▶ _REQUIRED WORK_:
Without altering anything, output the material below.

* start *

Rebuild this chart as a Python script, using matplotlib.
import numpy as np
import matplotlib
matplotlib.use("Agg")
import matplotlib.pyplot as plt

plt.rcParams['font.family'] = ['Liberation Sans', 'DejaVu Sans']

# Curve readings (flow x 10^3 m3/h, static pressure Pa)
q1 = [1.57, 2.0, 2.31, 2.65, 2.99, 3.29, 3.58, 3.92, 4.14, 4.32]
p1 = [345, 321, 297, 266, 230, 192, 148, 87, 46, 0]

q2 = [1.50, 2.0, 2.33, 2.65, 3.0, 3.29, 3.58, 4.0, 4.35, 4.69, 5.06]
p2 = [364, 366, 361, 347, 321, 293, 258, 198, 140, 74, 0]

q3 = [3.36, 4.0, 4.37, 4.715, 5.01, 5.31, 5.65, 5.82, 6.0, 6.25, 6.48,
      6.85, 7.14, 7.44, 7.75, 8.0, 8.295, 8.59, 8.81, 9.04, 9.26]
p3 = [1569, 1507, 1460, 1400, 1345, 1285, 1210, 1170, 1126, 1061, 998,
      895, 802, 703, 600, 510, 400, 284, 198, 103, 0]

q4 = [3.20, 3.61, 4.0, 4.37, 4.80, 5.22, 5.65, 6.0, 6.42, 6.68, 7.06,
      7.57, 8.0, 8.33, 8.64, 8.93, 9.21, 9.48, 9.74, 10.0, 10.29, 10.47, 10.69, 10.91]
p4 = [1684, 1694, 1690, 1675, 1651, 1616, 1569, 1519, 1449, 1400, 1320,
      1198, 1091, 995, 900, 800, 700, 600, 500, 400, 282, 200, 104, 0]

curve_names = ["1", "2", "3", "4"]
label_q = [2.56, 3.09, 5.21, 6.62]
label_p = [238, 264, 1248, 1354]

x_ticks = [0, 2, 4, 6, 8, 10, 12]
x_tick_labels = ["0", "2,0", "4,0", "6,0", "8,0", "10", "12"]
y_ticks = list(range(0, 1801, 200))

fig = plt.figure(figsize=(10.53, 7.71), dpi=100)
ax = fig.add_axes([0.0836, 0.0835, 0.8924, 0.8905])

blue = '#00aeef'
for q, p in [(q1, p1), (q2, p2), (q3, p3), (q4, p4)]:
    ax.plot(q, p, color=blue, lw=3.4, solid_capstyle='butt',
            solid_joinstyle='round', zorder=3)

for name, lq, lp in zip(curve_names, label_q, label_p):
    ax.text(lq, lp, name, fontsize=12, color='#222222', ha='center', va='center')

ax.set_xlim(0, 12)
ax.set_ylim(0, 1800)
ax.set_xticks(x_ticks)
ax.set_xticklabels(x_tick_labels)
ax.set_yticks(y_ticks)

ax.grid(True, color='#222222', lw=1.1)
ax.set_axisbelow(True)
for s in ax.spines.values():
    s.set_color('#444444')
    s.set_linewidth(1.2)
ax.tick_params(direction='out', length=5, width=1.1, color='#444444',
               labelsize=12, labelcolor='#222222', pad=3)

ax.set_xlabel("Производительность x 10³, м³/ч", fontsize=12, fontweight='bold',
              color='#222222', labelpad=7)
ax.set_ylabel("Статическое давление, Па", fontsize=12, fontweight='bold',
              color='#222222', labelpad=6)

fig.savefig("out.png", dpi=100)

* end *

▶ _FINISHED EXERCISE_:
Rebuild this chart as a Python script, using matplotlib.
import numpy as np
import matplotlib
matplotlib.use("Agg")
import matplotlib.pyplot as plt

plt.rcParams['font.family'] = ['Liberation Sans', 'DejaVu Sans']

# Curve readings (flow x 10^3 m3/h, static pressure Pa)
q1 = [1.57, 2.0, 2.31, 2.65, 2.99, 3.29, 3.58, 3.92, 4.14, 4.32]
p1 = [345, 321, 297, 266, 230, 192, 148, 87, 46, 0]

q2 = [1.50, 2.0, 2.33, 2.65, 3.0, 3.29, 3.58, 4.0, 4.35, 4.69, 5.06]
p2 = [364, 366, 361, 347, 321, 293, 258, 198, 140, 74, 0]

q3 = [3.36, 4.0, 4.37, 4.715, 5.01, 5.31, 5.65, 5.82, 6.0, 6.25, 6.48,
      6.85, 7.14, 7.44, 7.75, 8.0, 8.295, 8.59, 8.81, 9.04, 9.26]
p3 = [1569, 1507, 1460, 1400, 1345, 1285, 1210, 1170, 1126, 1061, 998,
      895, 802, 703, 600, 510, 400, 284, 198, 103, 0]

q4 = [3.20, 3.61, 4.0, 4.37, 4.80, 5.22, 5.65, 6.0, 6.42, 6.68, 7.06,
      7.57, 8.0, 8.33, 8.64, 8.93, 9.21, 9.48, 9.74, 10.0, 10.29, 10.47, 10.69, 10.91]
p4 = [1684, 1694, 1690, 1675, 1651, 1616, 1569, 1519, 1449, 1400, 1320,
      1198, 1091, 995, 900, 800, 700, 600, 500, 400, 282, 200, 104, 0]

curve_names = ["1", "2", "3", "4"]
label_q = [2.56, 3.09, 5.21, 6.62]
label_p = [238, 264, 1248, 1354]

x_ticks = [0, 2, 4, 6, 8, 10, 12]
x_tick_labels = ["0", "2,0", "4,0", "6,0", "8,0", "10", "12"]
y_ticks = list(range(0, 1801, 200))

fig = plt.figure(figsize=(10.53, 7.71), dpi=100)
ax = fig.add_axes([0.0836, 0.0835, 0.8924, 0.8905])

blue = '#00aeef'
for q, p in [(q1, p1), (q2, p2), (q3, p3), (q4, p4)]:
    ax.plot(q, p, color=blue, lw=3.4, solid_capstyle='butt',
            solid_joinstyle='round', zorder=3)

for name, lq, lp in zip(curve_names, label_q, label_p):
    ax.text(lq, lp, name, fontsize=12, color='#222222', ha='center', va='center')

ax.set_xlim(0, 12)
ax.set_ylim(0, 1800)
ax.set_xticks(x_ticks)
ax.set_xticklabels(x_tick_labels)
ax.set_yticks(y_ticks)

ax.grid(True, color='#222222', lw=1.1)
ax.set_axisbelow(True)
for s in ax.spines.values():
    s.set_color('#444444')
    s.set_linewidth(1.2)
ax.tick_params(direction='out', length=5, width=1.1, color='#444444',
               labelsize=12, labelcolor='#222222', pad=3)

ax.set_xlabel("Производительность x 10³, м³/ч", fontsize=12, fontweight='bold',
              color='#222222', labelpad=7)
ax.set_ylabel("Статическое давление, Па", fontsize=12, fontweight='bold',
              color='#222222', labelpad=6)

fig.savefig("out.png", dpi=100)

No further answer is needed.